EVER since climate change became a subject for public discourse, economists have been making life difficult for environmentalists. Their problem is that mitigating climate change will require sizeable investments. When making investments, governments and companies normally look at rates of return. If an investment looks likely to deliver a decent return, it is worth making. If it doesn't, it isn't.
The trouble with mitigating climate change is that the benefits are uncertain and distant. Compared with investments that deliver clear benefits in the near future—such as education in developing countries, for instance, which commonly produces returns of around 10% a year—they do not look worthwhile. Conventional analysis would therefore suggest that those who want to make the planet a better place should invest in schools in Malawi rather than in clean energy.
Lord Stern, asked by Tony Blair, then Britain's prime minister, to look into the economics of climate change, devoted his report published in 2006 to the question of whether mitigation was worthwhile (or, according to some critics, to justifying a political decision that had already been made). He came out in favour.
Other economists feel there is nothing wrong with their imaginations but plenty wrong with Lord Stern's near-zero rate. They think he should have used what William Nordhaus, an economics professor at Yale University, calls "assumptions that are consistent with today's marketplace real interest rates and savings rates". In a world of limited resources, they point out, it is not obvious that spending them on future generations rather than on the current one is morally right. After all, since future generations will probably be much richer than we are, it makes no more sense for us to sacrifice our well-being for them than it would to expect 18th-century peasants to go without gruel so we can buy more computers.
Mr Nordhaus argues for a 3% discount rate, which implies that benefits accrued in 25 years' time are worth about half their current value. He would prefer to spend less money now, and live with more warming, than Lord Stern would.
But others argue against using short-term rates in the long term. Paul Klemperer, an economics professor at Oxford University, points out that very long-term securities carry very low interest rates. When the British government recently issued 40-year index-linked bonds, for instance, it did so at a 0.5% real rate. And over the very long term standard discount rates lead to strange conclusions. At a modest 2% rate, for instance, a single cent rendered unto Caesar in Jesus's time is the equivalent of about $1.5 quadrillion (or 30 times the value of the entire world economy) today.
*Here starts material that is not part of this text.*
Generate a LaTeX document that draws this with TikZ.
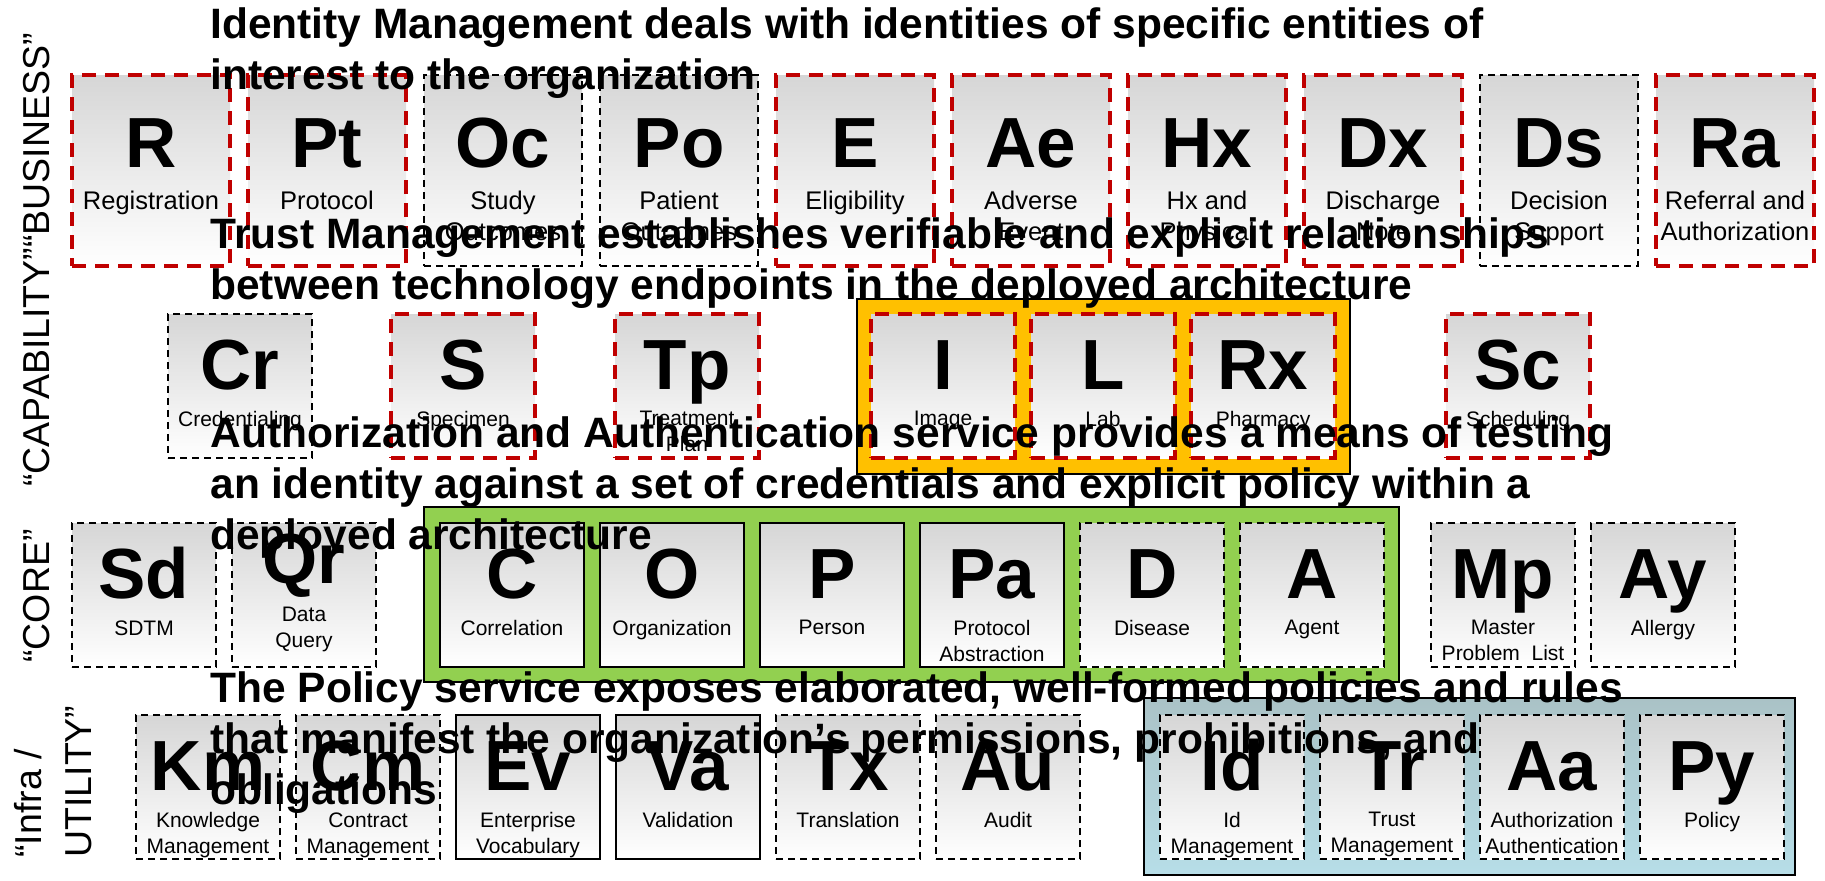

Martin Weitzman, an economics professor at Harvard University, is less critical of Lord Stern than Mr Nordhaus is: he thinks the review is "right for the wrong reasons". Its Leitmotiv, he maintains, is "the immorality of relegating future generations to live under the shadow" of serious climate change "when for a mere annuity cost of a per cent or two (or at most three) of GDP each year we might have purchased an insurance policy on their behalf". But, he says, such guilt feelings are likely to lead to the choice of a discount rate that is hard to justify intellectually. "I think that rather than trying to go through the back door with [an] unreasonably low [discount rate]…it is much better to go directly through the front door with the legitimate concern that there is a chance, whose subjective probability is small but diffuse, that global warming may eventually cause disastrous temperatures and environmental catastrophes."